OSHA opens investigation into deadly collapse of Illinois Amazon facility
First responders say every missing person has been accounted for, and the death count remains at six, with one person still in the hospital
EDWARDSVILLE, Ill. -- OSHA has opened an investigation into the deadly collapse of an Amazon facility that was hit by an EF-3 tornado Friday night.
Days after the storm, the death count remains at six, with one person still in the hospital. First responders say every missing person has been accounted for.
"There is an investigation that’s going on to make sure all the code was followed in the building of the building," Illinois Governor J. B. Pritzker said. "And to find out exactly what occurred here."

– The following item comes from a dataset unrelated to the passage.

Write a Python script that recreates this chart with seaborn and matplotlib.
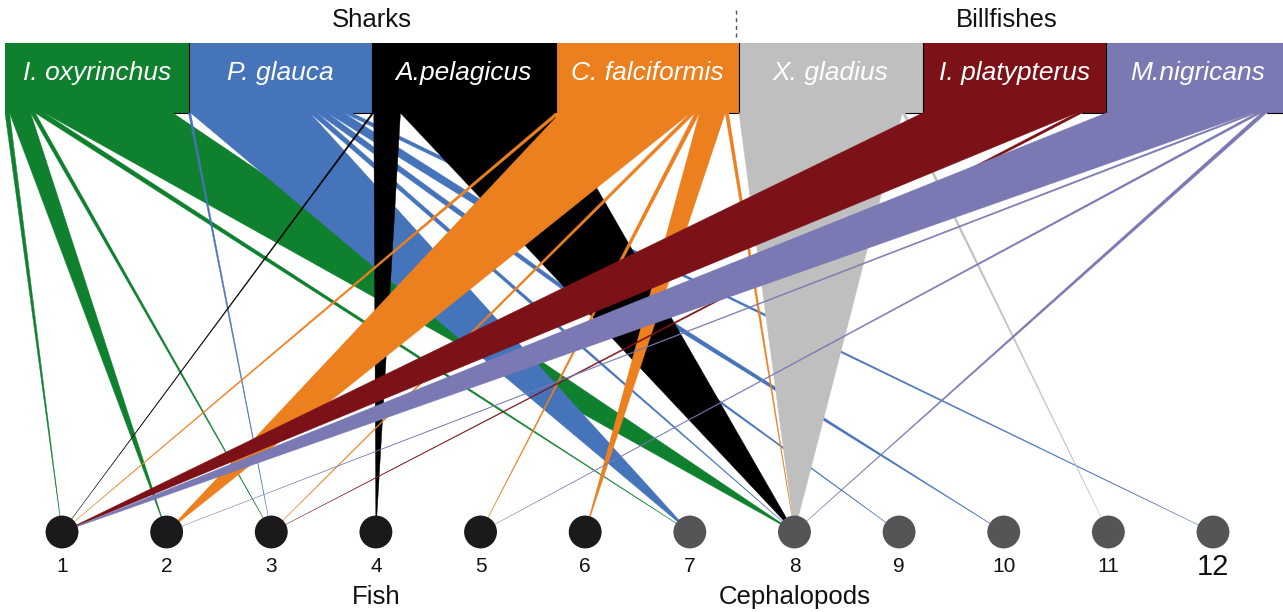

Pritzker authorized a state disaster proclamation for all impacted counties and requested additional federal resources, saying they will assist the community every step of the way.
Pritzker said the tornado that hit the 1.1-million square foot building was an unexpected, major severe storm.
"We are seeing more and more of that throughout the state of Illinois," Pritzker said. "So it makes us wonder … about whether or not we need to change code based upon the climate change that we are seeing all around us."
The Occupational Safety and Health Administration has been on site since Saturday to start their investigation to see if workplace safety rules were followed. They will have six months to complete the investigation.
Amazon Senior Vice-President of Global Deliveries Jon Feldman told FOX 2 in St. Louis that there was a designated "safe area" on the north side of the fulfillment center. The north side is still standing and was largely undamaged. Thirty-nine of the 46 workers in the building made it to that north side. Seven did not.
"All procedures were followed correctly," Feldman told FOX 2. "The thing I want to emphasize is the heroic nature of all 46 people that were in this building. They definitely saved lives."
Amazon employee David Kosiek was working inside the building when the tornado struck.
"Everybody was freaking out," Kosiek said. "It sounded like a train coming through the building. You think you know what a train sounds like, but when you experience it yourself it's totally different. The ceiling tiles came crashing in. It happened within the snap of a finger, so quickly."
Amazon said they will support their employees with paid time off and rental cars.
"The most important thing for us is to take care of them, and for them to know they have time and flexibility," Amazon spokeswoman Kelly Nantel said.
According to Amazon, the destroyed delivery station, which opened in July 2020, will take some time to rebuild and bring the employees back. However, their big footprint in this area will allow them to relocate to other facilities if they choose to.
Amazon said they are donating $1 million to the Edwardsville Community Foundation to help those who have been impacted by the tornado.